> PROBLEM REQUIREMENTS
Copy from the first line below down to and including the line with "const seriesNames = ['shoulder". Skip the pictures.

> DATASET SECTION
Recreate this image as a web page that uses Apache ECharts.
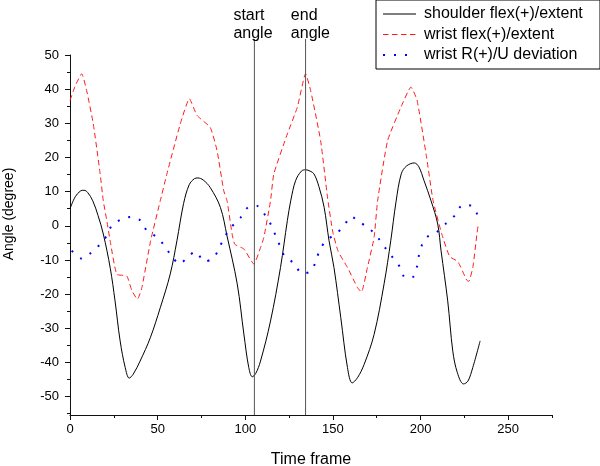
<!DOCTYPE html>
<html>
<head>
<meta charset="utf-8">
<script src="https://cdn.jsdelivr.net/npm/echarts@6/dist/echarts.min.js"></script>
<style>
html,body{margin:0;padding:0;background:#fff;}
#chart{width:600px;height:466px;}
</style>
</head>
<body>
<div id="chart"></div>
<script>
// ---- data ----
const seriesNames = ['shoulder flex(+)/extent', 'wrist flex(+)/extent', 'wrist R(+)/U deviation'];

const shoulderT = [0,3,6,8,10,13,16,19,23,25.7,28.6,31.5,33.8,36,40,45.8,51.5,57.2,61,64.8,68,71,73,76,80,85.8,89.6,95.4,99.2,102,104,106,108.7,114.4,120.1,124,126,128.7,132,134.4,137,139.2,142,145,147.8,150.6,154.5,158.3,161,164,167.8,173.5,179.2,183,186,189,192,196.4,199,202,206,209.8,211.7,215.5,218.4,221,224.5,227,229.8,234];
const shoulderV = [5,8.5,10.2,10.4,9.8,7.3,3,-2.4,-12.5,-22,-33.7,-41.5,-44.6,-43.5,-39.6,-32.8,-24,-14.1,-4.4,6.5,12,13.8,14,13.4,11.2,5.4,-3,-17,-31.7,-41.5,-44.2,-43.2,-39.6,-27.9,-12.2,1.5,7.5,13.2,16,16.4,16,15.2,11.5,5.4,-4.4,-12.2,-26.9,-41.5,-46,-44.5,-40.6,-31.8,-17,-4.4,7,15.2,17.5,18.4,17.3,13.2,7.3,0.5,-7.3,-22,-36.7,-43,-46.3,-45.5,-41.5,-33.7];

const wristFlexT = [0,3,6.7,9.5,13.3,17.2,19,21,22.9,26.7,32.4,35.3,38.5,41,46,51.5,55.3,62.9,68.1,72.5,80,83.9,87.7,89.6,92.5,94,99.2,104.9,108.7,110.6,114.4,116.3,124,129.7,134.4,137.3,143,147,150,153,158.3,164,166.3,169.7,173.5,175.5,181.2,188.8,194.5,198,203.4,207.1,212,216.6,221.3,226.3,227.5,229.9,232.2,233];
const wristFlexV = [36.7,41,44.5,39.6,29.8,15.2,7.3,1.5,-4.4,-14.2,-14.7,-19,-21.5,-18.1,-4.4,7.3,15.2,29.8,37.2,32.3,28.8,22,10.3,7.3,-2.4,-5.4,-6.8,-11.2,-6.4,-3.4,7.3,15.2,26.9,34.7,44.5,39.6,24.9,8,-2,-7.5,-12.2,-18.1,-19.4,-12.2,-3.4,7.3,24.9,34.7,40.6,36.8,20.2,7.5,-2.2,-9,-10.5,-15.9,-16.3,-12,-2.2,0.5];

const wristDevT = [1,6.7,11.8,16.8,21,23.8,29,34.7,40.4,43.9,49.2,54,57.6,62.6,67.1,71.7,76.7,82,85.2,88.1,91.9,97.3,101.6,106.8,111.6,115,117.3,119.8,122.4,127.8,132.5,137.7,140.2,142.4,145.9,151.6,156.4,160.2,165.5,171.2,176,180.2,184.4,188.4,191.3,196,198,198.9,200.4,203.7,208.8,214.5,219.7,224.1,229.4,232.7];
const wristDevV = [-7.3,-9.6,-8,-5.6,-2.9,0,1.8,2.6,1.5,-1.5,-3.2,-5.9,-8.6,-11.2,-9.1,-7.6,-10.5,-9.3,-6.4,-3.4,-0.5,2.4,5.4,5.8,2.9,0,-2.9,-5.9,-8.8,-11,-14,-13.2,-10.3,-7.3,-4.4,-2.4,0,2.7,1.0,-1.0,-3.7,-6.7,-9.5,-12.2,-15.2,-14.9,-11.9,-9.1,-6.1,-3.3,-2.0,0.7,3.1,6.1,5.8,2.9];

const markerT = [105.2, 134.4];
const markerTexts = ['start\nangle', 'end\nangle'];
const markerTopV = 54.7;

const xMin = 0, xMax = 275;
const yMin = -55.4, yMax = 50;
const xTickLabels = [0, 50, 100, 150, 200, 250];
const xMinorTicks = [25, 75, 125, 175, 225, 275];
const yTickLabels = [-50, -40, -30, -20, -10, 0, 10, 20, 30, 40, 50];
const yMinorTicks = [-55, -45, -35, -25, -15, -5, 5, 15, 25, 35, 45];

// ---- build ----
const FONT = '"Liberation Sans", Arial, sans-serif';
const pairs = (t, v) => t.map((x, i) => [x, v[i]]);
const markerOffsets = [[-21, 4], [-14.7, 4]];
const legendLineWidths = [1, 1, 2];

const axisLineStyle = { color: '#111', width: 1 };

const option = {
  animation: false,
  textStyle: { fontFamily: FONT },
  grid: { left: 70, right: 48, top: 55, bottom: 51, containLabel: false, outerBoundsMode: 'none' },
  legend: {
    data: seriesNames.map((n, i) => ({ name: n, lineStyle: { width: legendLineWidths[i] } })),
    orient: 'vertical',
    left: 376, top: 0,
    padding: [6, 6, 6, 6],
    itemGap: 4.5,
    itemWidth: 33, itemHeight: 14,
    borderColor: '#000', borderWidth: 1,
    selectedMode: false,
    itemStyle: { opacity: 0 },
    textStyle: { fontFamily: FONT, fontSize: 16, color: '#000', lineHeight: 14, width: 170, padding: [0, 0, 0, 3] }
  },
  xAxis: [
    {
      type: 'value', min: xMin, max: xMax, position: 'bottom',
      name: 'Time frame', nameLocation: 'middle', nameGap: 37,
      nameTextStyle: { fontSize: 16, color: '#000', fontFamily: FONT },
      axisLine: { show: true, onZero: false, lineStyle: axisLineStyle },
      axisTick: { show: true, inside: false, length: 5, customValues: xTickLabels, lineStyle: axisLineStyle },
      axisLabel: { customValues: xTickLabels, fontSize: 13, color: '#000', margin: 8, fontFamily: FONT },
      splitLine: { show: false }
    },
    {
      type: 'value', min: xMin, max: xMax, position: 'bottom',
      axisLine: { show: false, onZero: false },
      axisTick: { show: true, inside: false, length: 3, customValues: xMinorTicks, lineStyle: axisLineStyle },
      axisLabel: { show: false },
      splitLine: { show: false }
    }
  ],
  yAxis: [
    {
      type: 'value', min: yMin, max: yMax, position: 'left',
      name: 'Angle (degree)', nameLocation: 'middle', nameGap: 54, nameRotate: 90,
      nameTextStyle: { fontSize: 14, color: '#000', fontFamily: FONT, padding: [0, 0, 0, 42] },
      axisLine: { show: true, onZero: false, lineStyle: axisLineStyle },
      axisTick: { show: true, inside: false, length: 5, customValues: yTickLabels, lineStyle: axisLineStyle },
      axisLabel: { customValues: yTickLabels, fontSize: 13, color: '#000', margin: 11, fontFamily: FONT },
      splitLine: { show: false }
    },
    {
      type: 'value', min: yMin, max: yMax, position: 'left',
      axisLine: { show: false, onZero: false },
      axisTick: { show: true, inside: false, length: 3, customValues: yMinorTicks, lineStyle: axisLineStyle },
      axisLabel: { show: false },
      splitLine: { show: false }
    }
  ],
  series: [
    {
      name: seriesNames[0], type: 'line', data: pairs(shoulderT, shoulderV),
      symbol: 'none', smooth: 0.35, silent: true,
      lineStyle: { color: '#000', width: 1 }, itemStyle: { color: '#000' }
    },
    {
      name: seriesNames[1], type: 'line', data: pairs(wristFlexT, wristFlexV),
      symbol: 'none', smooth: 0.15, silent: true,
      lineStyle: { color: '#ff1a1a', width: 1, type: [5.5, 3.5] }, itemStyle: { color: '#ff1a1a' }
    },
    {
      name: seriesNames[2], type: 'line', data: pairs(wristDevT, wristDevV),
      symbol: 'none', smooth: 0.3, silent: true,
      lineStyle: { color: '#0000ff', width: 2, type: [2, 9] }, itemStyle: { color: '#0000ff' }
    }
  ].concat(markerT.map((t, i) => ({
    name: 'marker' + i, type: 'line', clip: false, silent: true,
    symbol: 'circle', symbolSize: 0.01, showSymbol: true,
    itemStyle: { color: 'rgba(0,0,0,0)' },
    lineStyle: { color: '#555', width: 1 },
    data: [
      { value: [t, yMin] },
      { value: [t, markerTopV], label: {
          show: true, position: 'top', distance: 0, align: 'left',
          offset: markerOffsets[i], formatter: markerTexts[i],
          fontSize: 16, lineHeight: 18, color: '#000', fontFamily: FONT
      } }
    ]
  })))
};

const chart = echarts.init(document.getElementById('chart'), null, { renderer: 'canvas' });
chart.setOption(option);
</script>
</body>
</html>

> SOLUTION TO THE PROBLEM
Recreate this image as a web page that uses Apache ECharts.
<!DOCTYPE html>
<html>
<head>
<meta charset="utf-8">
<script src="https://cdn.jsdelivr.net/npm/echarts@6/dist/echarts.min.js"></script>
<style>
html,body{margin:0;padding:0;background:#fff;}
#chart{width:600px;height:466px;}
</style>
</head>
<body>
<div id="chart"></div>
<script>
// ---- data ----
const seriesNames = ['shoulder flex(+)/extent', 'wrist flex(+)/extent', 'wrist R(+)/U deviation'];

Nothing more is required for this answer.